Spring 2011 - 62240 - PA397C - Advanced Empirical Methods for Policy Analysis
|Instructor(s):|| von Hippel, Paul
|Day & Time:||T 9:00 - 12:00 pm|
|Waitlist Information:||For LBJ Students: UT Waitlist Information|
|Final Exam Information:||May 11, 2011 - 9:00am - 12:00pm SRH 3.216/219|
In addition to the Introduction to Quantitative Analysis course in the common core, students are required to take another three-hour course in quantitative analysis, selected from among a set of courses focusing on the application of quantitative theory and techniques to policy analysis. Topics offered vary from year to year but include econometrics, demographic techniques, systems analysis, simulation modeling, and quantitative indicator methods. As the second course in the two-course quantitative sequence, this course is intended to provide students with an in-depth understanding and hands-on experience with a specific quantitative method useful in policy analysis. This course is usually taken during the second semester of the first year.

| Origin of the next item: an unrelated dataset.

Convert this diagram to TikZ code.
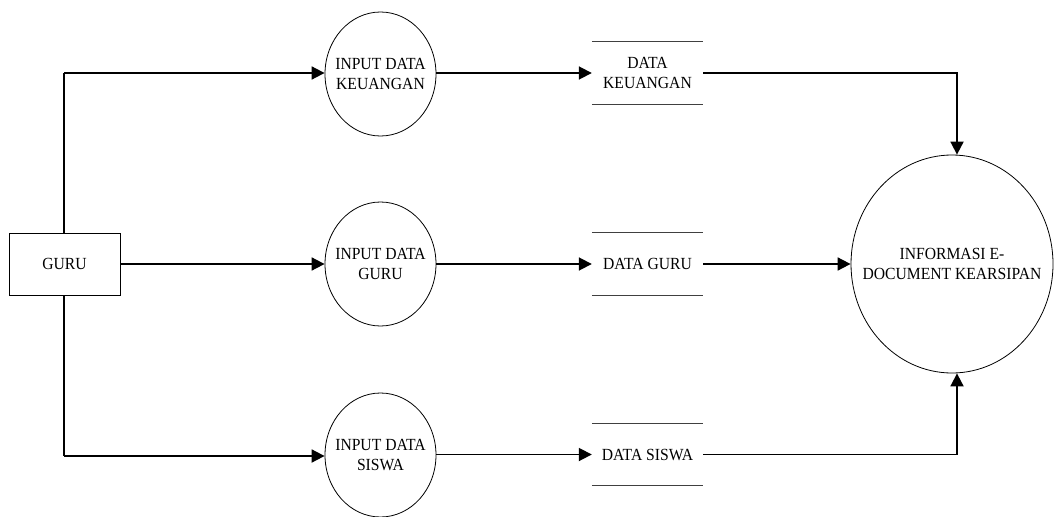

Statistical models have grown increasingly sophisticated, yet comparatively little progress has been made in understanding causal relationships, interpreting the results of research, and predicting the results of policy changes. This course takes a back-to-basics approach that emphasizes collecting the right data up front, so that the statistical model can be relatively simple and the interpretation clear. Topics include sampling, confounding, effect size, causality, and real and natural experiments. Examples focus on quantitative research, although a few qualitative examples will be included to show that the same principles apply. The prerequisite is familiarity with basic statistical methods including differences between means (e.g., t tests), differences between proportions (e.g., chi-square tests), and normal linear regression.